To be clear, this is what I'm kinda envisioning. Curious to see if there are any problems with this method or maybe a more optimal approach.

reader.py

data = np.reshape(data, tuple(header['sizes']))

if index_order == 'F':
    data = data.T

writer.py

if index_order == 'F':
    data = data.T

raw_data = data.tostring()

[simeks]

I want to say that your comment was very enlightening to me. I've spent a lot of time reading about Fortran and C-ordering and it can easily get confusing.

Glad to help. This ordering business has always been confusing for me as well. I think one source of confusion is the fact that index ordering and memory ordering are inherently the same. You flip one and the other follows.

What are your thoughts?

The idea with index_order makes sense. This respects the underlying memory order while keeping backwards compatibility. I think this could make things a bit faster as well, at least within pynrrd, since the transpose won't actually change the underlying data as compared to the previous case of doing nrrd.write on a C-continuous array.

[addisonElliott]

Sounds good.

You're welcome to make a PR if you'd like.

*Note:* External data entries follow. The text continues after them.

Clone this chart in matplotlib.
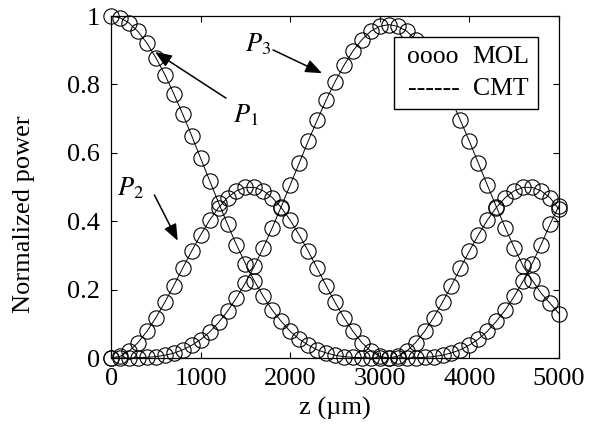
import numpy as np
import matplotlib
matplotlib.use("Agg")
import matplotlib.pyplot as plt
from matplotlib.patches import Rectangle

plt.rcParams["font.family"] = ["Liberation Serif", "DejaVu Serif"]
plt.rcParams["mathtext.fontset"] = "stix"

# propagation distance (um), one sample every 100 um
z = np.arange(0, 5001, 100)

p1 = [1.000, 0.995, 0.980, 0.955, 0.921, 0.878, 0.829, 0.773, 0.713, 0.650,
      0.584, 0.519, 0.454, 0.391, 0.331, 0.276, 0.225, 0.180, 0.140, 0.107,
      0.078, 0.055, 0.038, 0.024, 0.015, 0.008, 0.004, 0.002, 0.001, 0.000,
      0.000, 0.000, 0.000, 0.000, 0.001, 0.002, 0.004, 0.008, 0.015, 0.024,
      0.038, 0.055, 0.078, 0.107, 0.140, 0.180, 0.225, 0.276, 0.331, 0.391,
      0.445]
p2 = [0.000, 0.005, 0.020, 0.045, 0.078, 0.118, 0.163, 0.212, 0.263, 0.313,
      0.360, 0.403, 0.440, 0.469, 0.489, 0.499, 0.499, 0.489, 0.469, 0.440,
      0.403, 0.360, 0.313, 0.263, 0.212, 0.163, 0.118, 0.078, 0.045, 0.020,
      0.005, 0.000, 0.005, 0.020, 0.045, 0.078, 0.118, 0.163, 0.212, 0.263,
      0.313, 0.360, 0.403, 0.440, 0.469, 0.489, 0.499, 0.499, 0.489, 0.469,
      0.435]
p3 = [0.000, 0.000, 0.000, 0.001, 0.002, 0.004, 0.008, 0.014, 0.024, 0.037,
      0.054, 0.076, 0.104, 0.137, 0.176, 0.220, 0.269, 0.323, 0.381, 0.443,
      0.506, 0.570, 0.634, 0.695, 0.754, 0.808, 0.856, 0.898, 0.931, 0.956,
      0.970, 0.975, 0.970, 0.956, 0.931, 0.898, 0.856, 0.808, 0.754, 0.695,
      0.634, 0.570, 0.506, 0.443, 0.381, 0.323, 0.269, 0.228, 0.190, 0.160,
      0.130]

xticks = [0, 1000, 2000, 3000, 4000, 5000]
yticks = [0, 0.2, 0.4, 0.6, 0.8, 1]
ytick_labels = ["0", "0.2", "0.4", "0.6", "0.8", "1"]

fig = plt.figure(figsize=(5.94, 4.29), dpi=100)
ax = fig.add_axes([0.187, 0.1655, 0.754, 0.797])

for p in (p1, p2, p3):
    ax.plot(z, p, "-", color="k", lw=0.7)
    ax.plot(z, p, "o", mfc="none", mec="k", ms=11, mew=0.8, clip_on=False)

ax.set_xlim(0, 5000)
ax.set_ylim(0, 1)
ax.set_xticks(xticks)
ax.set_yticks(yticks)
ax.set_yticklabels(ytick_labels)
ax.tick_params(direction="in", top=True, right=True, length=4, width=0.8,
               labelsize=19)
ax.tick_params(axis="x", pad=7)
ax.tick_params(axis="y", pad=8)
for s in ax.spines.values():
    s.set_linewidth(0.9)

ax.set_xlabel("z (\u00b5m)", fontsize=19)
ax.set_ylabel("Normalized power", fontsize=19)
ax.xaxis.set_label_coords(0.5, -0.114)
ax.yaxis.set_label_coords(-0.170, 0.42)

# curve labels and arrows
arrow = dict(arrowstyle="-|>,head_length=1.0,head_width=0.4", color="k",
             lw=1.1, mutation_scale=10, shrinkA=0, shrinkB=0)
ax.text(1641, 0.918, r"$P_3$", fontsize=19, ha="center", va="center")
ax.annotate("", xy=(2355, 0.833), xytext=(1808, 0.901), arrowprops=arrow)
ax.text(1507, 0.711, r"$P_1$", fontsize=19, ha="center", va="center")
ax.annotate("", xy=(491, 0.895), xytext=(1283, 0.760), arrowprops=arrow)
ax.text(212, 0.497, r"$P_2$", fontsize=19, ha="center", va="center")
ax.annotate("", xy=(744, 0.343), xytext=(483, 0.477), arrowprops=arrow)

# legend box drawn by hand
box = Rectangle((0.632, 0.727), 0.322, 0.211, transform=ax.transAxes,
                facecolor="white", edgecolor="k", lw=1.0, zorder=5)
ax.add_patch(box)
ax.text(0.660, 0.862, "oooo", transform=ax.transAxes, fontsize=18.5,
        va="baseline", zorder=6)
ax.text(0.807, 0.862, "MOL", transform=ax.transAxes, fontsize=18.5,
        va="baseline", zorder=6)
ax.text(0.663, 0.769, "------", transform=ax.transAxes, fontsize=18.5,
        va="baseline", zorder=6)
ax.text(0.807, 0.769, "CMT", transform=ax.transAxes, fontsize=18.5,
        va="baseline", zorder=6)

fig.savefig("out.png", dpi=100)
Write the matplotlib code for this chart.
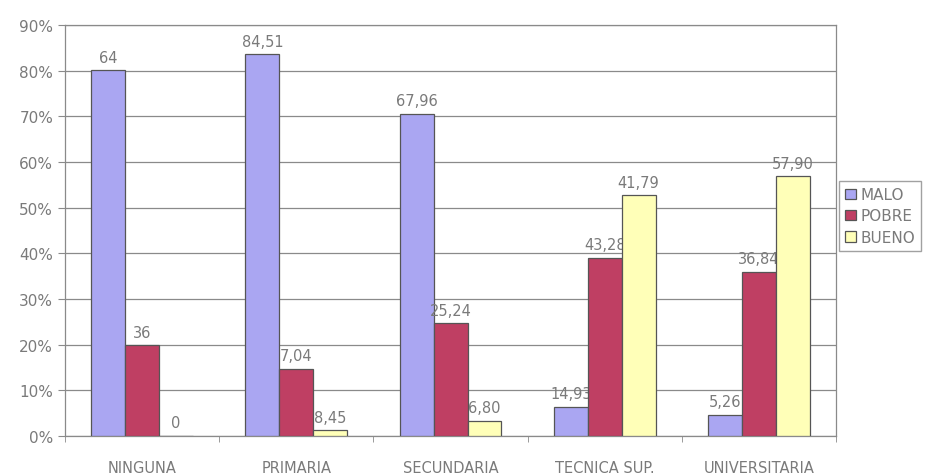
import numpy as np
import matplotlib
matplotlib.use("Agg")
import matplotlib.pyplot as plt

categories = ["NINGUNA", "PRIMARIA", "SECUNDARIA", "TECNICA SUP.", "UNIVERSITARIA"]
series = ["MALO", "POBRE", "BUENO"]
# bar heights as drawn (percent of axis)
malo = [80.1, 83.6, 70.5, 6.4, 4.6]
pobre = [19.9, 14.7, 24.7, 39.0, 35.9]
bueno = [0.0, 1.2, 3.3, 52.7, 56.9]
# printed labels above the bars
malo_lbl = ["64", "84,51", "67,96", "14,93", "5,26"]
pobre_lbl = ["36", "7,04", "25,24", "43,28", "36,84"]
bueno_lbl = ["0", "8,45", "6,80", "41,79", "57,90"]
yticks = [0, 10, 20, 30, 40, 50, 60, 70, 80, 90]

colors = ["#aaa6f2", "#bf3f63", "#ffffb8"]
text_c = "#7a7a7a"
line_c = "#8a8a8a"

plt.rcParams["font.family"] = ["DejaVu Sans"]

fig = plt.figure(figsize=(9.33, 4.77), dpi=100)
ax = fig.add_axes([0.0697, 0.0839, 0.8264, 0.8616])

x = np.arange(len(categories))
w = 0.22
for i, (vals, lbls) in enumerate(zip([malo, pobre, bueno], [malo_lbl, pobre_lbl, bueno_lbl])):
    pos = x + (i - 1) * w
    ax.bar(pos, vals, w, color=colors[i], edgecolor="#555555", linewidth=0.9,
           label=series[i], zorder=3)
    for px, v, t in zip(pos, vals, lbls):
        ax.annotate(t, (px, v), xytext=(0, 4), textcoords="offset points",
                    ha="center", va="bottom", fontsize=10.5, color=text_c)

ax.set_xlim(-0.5, len(categories) - 0.5)
ax.set_ylim(0, 90)
ax.set_yticks(yticks)
ax.set_yticklabels([f"{t}%" for t in yticks])
ax.yaxis.grid(True, color=line_c, linewidth=0.9, zorder=0)
ax.set_axisbelow(True)

ax.set_xticks(x)
ax.set_xticklabels(categories)
ax.set_xticks(np.arange(len(categories) + 1) - 0.5, minor=True)
ax.tick_params(axis="x", which="major", length=0, pad=17, labelsize=10.5, colors=text_c)
ax.tick_params(axis="x", which="minor", length=4, direction="out", color=line_c)
ax.tick_params(axis="y", length=5, color=line_c, labelsize=11, labelcolor=text_c)

for s in ax.spines.values():
    s.set_color(line_c)
    s.set_linewidth(0.9)

leg = ax.legend(loc="upper left", bbox_to_anchor=(1.004, 0.62), frameon=True,
                fancybox=False, edgecolor=line_c, fontsize=11, handlelength=0.7,
                handleheight=0.7, handletextpad=0.3, borderpad=0.4, labelspacing=0.4,
                borderaxespad=0)
for t in leg.get_texts():
    t.set_color(text_c)

fig.savefig("out.png", dpi=100)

Otherwise, it'll be awhile before I can get some time. We should also document the new argument to prevent confusion in the future.

[simeks]

Sure, I should be able to take a look at it tomorrow.

[AAAArcus]

Thanks for the feedback @addisonElliott. Sorry for being inactive, but it seems we have some progress! It's easy to get confused with contiguous here and order there (I'm still a bit confused...), so it would be great if we could make it less confusing for the user of pynrrd. Thanks for getting involved @simeks!